Which way will your heart go?

There's a song by Mason Jennings called "Which Way Your Heart Will Go". The chorus is perfect for my life right now:

"Where would I be right now if all my dreams had come true? Deep down I know somehow I'd have never seen your face; this world would be a different place. Darling there’s no way to know which way your heart will go."

Kind of tying into my last blog post, I'm so thankful the Lord hasn't given me all of the things I've asked for. If He had, I wouldn't be the person I am today; I wouldn't live in the place I live; I wouldn't have met all of the wonderful people who have truly changed my life. If He given me some of the things I've asked for, I would be on a completely different path. And I am just so blessed He didn't give me what I thought I wanted at the time, so that He could give me what I would need for the rest of my life.

Because "there's no way to know which way your heart will go". We could choose a way of life we never thought we would want, but it turns out to be perfect for us. So I'm looking forward to seeing what the Lord has in store for my life and my heart; who He has in store for me, and the life we will live because of His perfect plan.

Wednesday, July 20, 2011

God's Timing Is Always Perfect

If I've learned anything over the past 4 years, it's that God's timing is absolutely perfect. He never makes mistakes. I look back on the things I've wanted, the things I've pleaded with God to give me or the people around me, and now I'm just so thankful He never did. Of course there were things that He did give me, and I am so blessed for it. But there were certain things I've asked for that if He had given them to me, would have messed up my entire future!! All the plans He has for me, and the plans I've learned to partner with, would have been lost in my own wants and desires.

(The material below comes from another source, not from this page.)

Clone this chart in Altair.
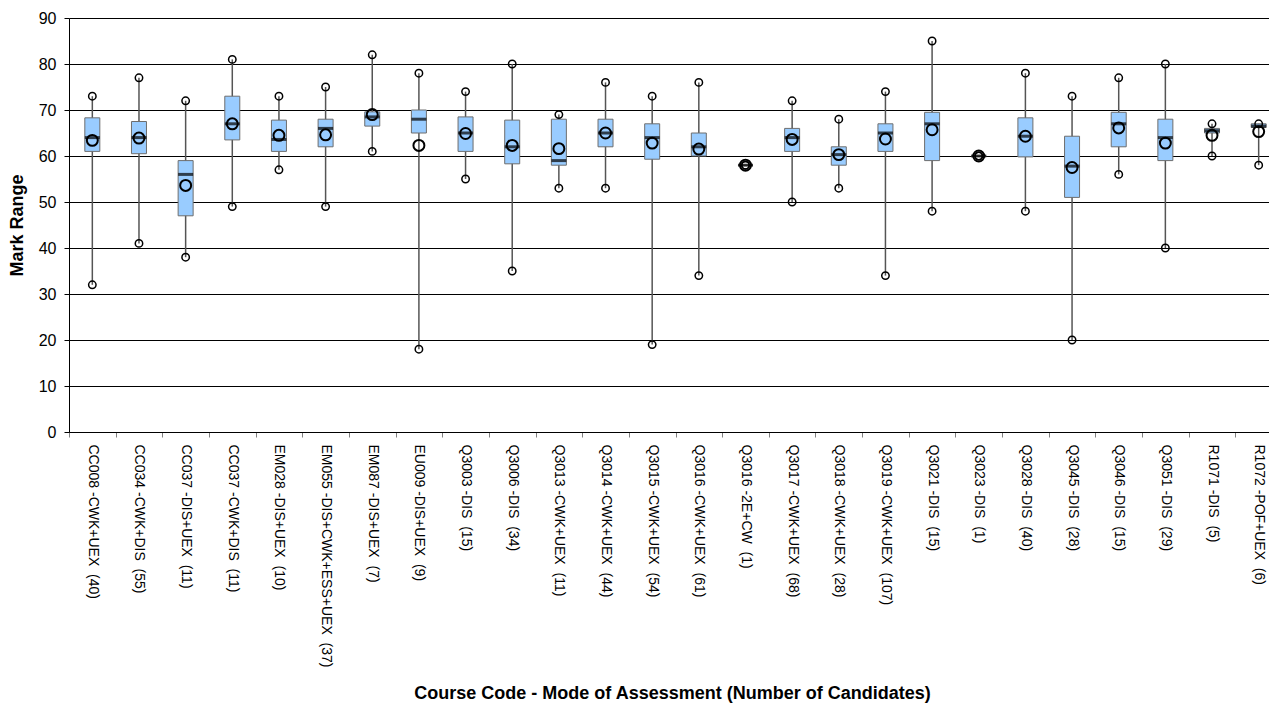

I'm not saying that desire is bad; God puts desire in our hearts, but timing is everything! If we receive something before it's time, we could potentially change our entire course of life. And I know now, that I would rather live out God's plan for my life than live out ANY of the plans I've come up with for myself over the years. My goal is to be in His will. When I'm in His will, I hear His voice for my life, which means that the desires in His heart become my desires! Our plans become one. We no longer have different plans; we have the same.

Then our prayers become something special. They become desires put into words, sent up to the Father's heart, and He can't help but answer them because the desire first came from Him. He will always answer them at the perfect time, though. When things are perfectly timed, you get that feeling, "it just feels right", because it is right.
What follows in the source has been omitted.